#### Given data

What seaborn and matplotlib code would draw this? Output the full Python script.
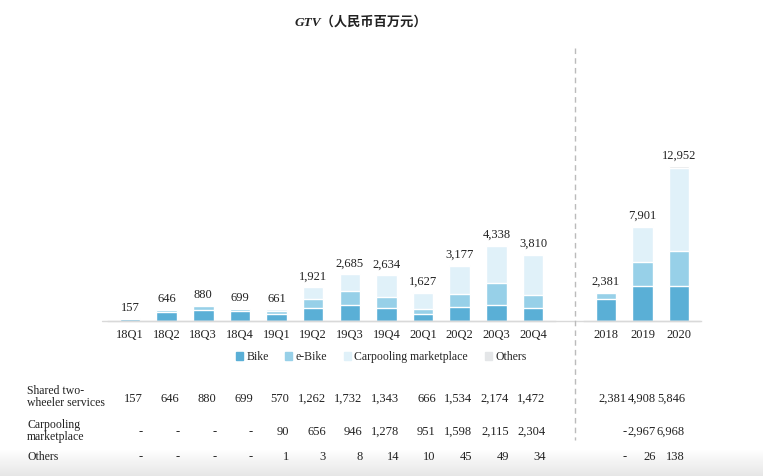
import matplotlib
matplotlib.use("Agg")
import matplotlib.pyplot as plt
import seaborn as sns
import numpy as np
from matplotlib.patches import Rectangle
from matplotlib.lines import Line2D

sns.set_theme(style="white")
plt.rcParams['font.family'] = ['Liberation Serif', 'Noto Sans CJK SC']

quarters = ["18Q1", "18Q2", "18Q3", "18Q4", "19Q1", "19Q2", "19Q3", "19Q4",
            "20Q1", "20Q2", "20Q3", "20Q4"]
q_bike = [140, 530, 630, 570, 400, 740, 910, 740, 400, 800, 910, 740]
q_shared = [157, 646, 880, 699, 570, 1262, 1732, 1343, 666, 1534, 2174, 1472]
q_carpool = [0, 0, 0, 0, 90, 656, 946, 1278, 951, 1598, 2115, 2304]
q_others = [0, 0, 0, 0, 1, 3, 8, 14, 10, 45, 49, 34]
q_total = [157, 646, 880, 699, 661, 1921, 2685, 2634, 1627, 3177, 4338, 3810]

years = ["2018", "2019", "2020"]
y_bike = [1840, 2900, 2900]
y_shared = [2381, 4908, 5846]
y_carpool = [0, 2967, 6968]
y_others = [0, 26, 138]
y_total = [2381, 7901, 12952]

series = ["Bike", "e-Bike", "Carpooling marketplace", "Others"]
colors = ["#5aafd6", "#97d0e8", "#e0f1f9", "#e4e6e8"]

q_table_carpool = ["-", "-", "-", "-", "90", "656", "946", "1,278", "951", "1,598", "2,115", "2,304"]
q_table_others = ["-", "-", "-", "-", "1", "3", "8", "14", "10", "45", "49", "34"]
y_table_carpool = ["-", "2,967", "6,968"]
y_table_others = ["-", "26", "138"]
row_labels = ["Shared two-\nwheeler services", "Carpooling\nmarketplace", "Others"]

W, H = 763, 476
fig = plt.figure(figsize=(W / 100, H / 100), dpi=100)


def ax_rect(x0, x1, ytop, ybot):
    return [x0 / W, 1 - ybot / H, (x1 - x0) / W, (ybot - ytop) / H]


sp = 36.6
axq = fig.add_axes(ax_rect(130 - 0.6 * sp, 533 + 0.6 * sp, 60, 321))
axy = fig.add_axes(ax_rect(606 - 0.6 * sp, 679 + 0.6 * sp, 60, 321))


def draw_stack(ax, cats, bike, shared, carpool, others, total, ymax):
    ebike = [s - b for s, b in zip(shared, bike)]
    parts = [bike, ebike, carpool, others]
    cum = np.cumsum(np.array(parts, dtype=float), axis=0)
    for k in range(3, -1, -1):
        sns.barplot(x=list(cats), y=cum[k], ax=ax, color=colors[k], width=0.56,
                    saturation=1)
    ax.set_ylim(0, ymax)
    for i, t in enumerate(total):
        ax.text(i, t + ymax * 0.017, f"{t:,}", ha="center", va="bottom",
                fontsize=9, color="#222222")
    ax.set_xlabel("")
    ax.set_ylabel("")
    ax.set_yticks([])
    for sp_ in ["top", "right", "left"]:
        ax.spines[sp_].set_visible(False)
    ax.spines["bottom"].set_color("#d9d9d9")
    ax.spines["bottom"].set_linewidth(1.0)
    ax.tick_params(axis="x", labelsize=9, colors="#222222", length=0, pad=6)
    ax.set_facecolor("none")


draw_stack(axq, quarters, q_bike, q_shared, q_carpool, q_others, q_total, 261 * 57)
draw_stack(axy, years, y_bike, y_shared, y_carpool, y_others, y_total, 261 * 83.6)
axq.set_xlim(-0.6, len(quarters) - 0.4)
axy.set_xlim(-0.6, len(years) - 0.4)

fig.add_artist(Line2D([102 / W, 700 / W], [1 - 321 / H, 1 - 321 / H],
                      color="#d9d9d9", lw=1.0))
fig.add_artist(Line2D([575 / W, 575 / W], [1 - 48 / H, 1 - 440 / H],
                      color="#bbbbbb", lw=1.0, ls=(0, (4, 3))))

fig.text(361 / W, 1 - 22 / H, "GTV（人民币百万元）", ha="center", va="center",
         fontsize=9.5, fontweight="bold", style="italic", color="#222222",
         family=["Liberation Serif", "Noto Sans CJK SC"])

handles = [Rectangle((0, 0), 1, 1, color=c) for c in colors]
fig.legend(handles, series, loc="center", bbox_to_anchor=(381 / W, 1 - 357 / H),
           ncol=4, frameon=False, fontsize=8.5, handlelength=0.6, handleheight=0.6,
           handletextpad=0.3, columnspacing=1.4)

label_y = [397, 431, 457]
row_y = [399, 432, 457]
for lab, yy in zip(row_labels, label_y):
    fig.text(27 / W, 1 - yy / H, lab, ha="left", va="center", fontsize=8.5,
             color="#222222", linespacing=1.05)

q_rows = [[f"{v:,}" for v in q_shared], q_table_carpool, q_table_others]
for r, yy in enumerate(row_y):
    for i, s in enumerate(q_rows[r]):
        x = 130 + i * sp + 13
        fig.text(x / W, 1 - yy / H, s, ha="right", va="center", fontsize=9,
                 color="#222222")

y_rows = [[f"{v:,}" for v in y_shared], y_table_carpool, y_table_others]
y_cols = [627, 656, 685]
for r, yy in enumerate(row_y):
    for i, s in enumerate(y_rows[r]):
        fig.text(y_cols[i] / W, 1 - yy / H, s, ha="right", va="center",
                 fontsize=9, color="#222222")

grad = np.linspace(0, 1, 50).reshape(-1, 1)
bg = fig.add_axes([0, 0, 1, 26 / H], zorder=-5)
bg.imshow(grad, aspect="auto", cmap=matplotlib.colors.LinearSegmentedColormap.from_list(
    "g", ["#e6e6e6", "#ffffff"]), extent=[0, 1, 0, 1], origin="lower")
bg.axis("off")

fig.savefig("out.png", dpi=100)
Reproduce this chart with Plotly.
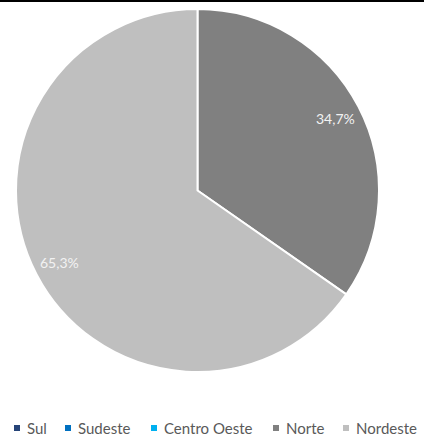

########

■ Instruction
Repeat the listing above from its first line through the line that contains "plt.rcParams['font.family'] = ['Liberation", both included, and nothing more. Drop the pictures.

■ Solution for this task
What seaborn and matplotlib code would draw this? Output the full Python script.
import matplotlib
matplotlib.use("Agg")
import matplotlib.pyplot as plt
import seaborn as sns
import numpy as np
from matplotlib.patches import Rectangle
from matplotlib.lines import Line2D

sns.set_theme(style="white")
plt.rcParams['font.family'] = ['Liberation Serif', 'Noto Sans CJK SC']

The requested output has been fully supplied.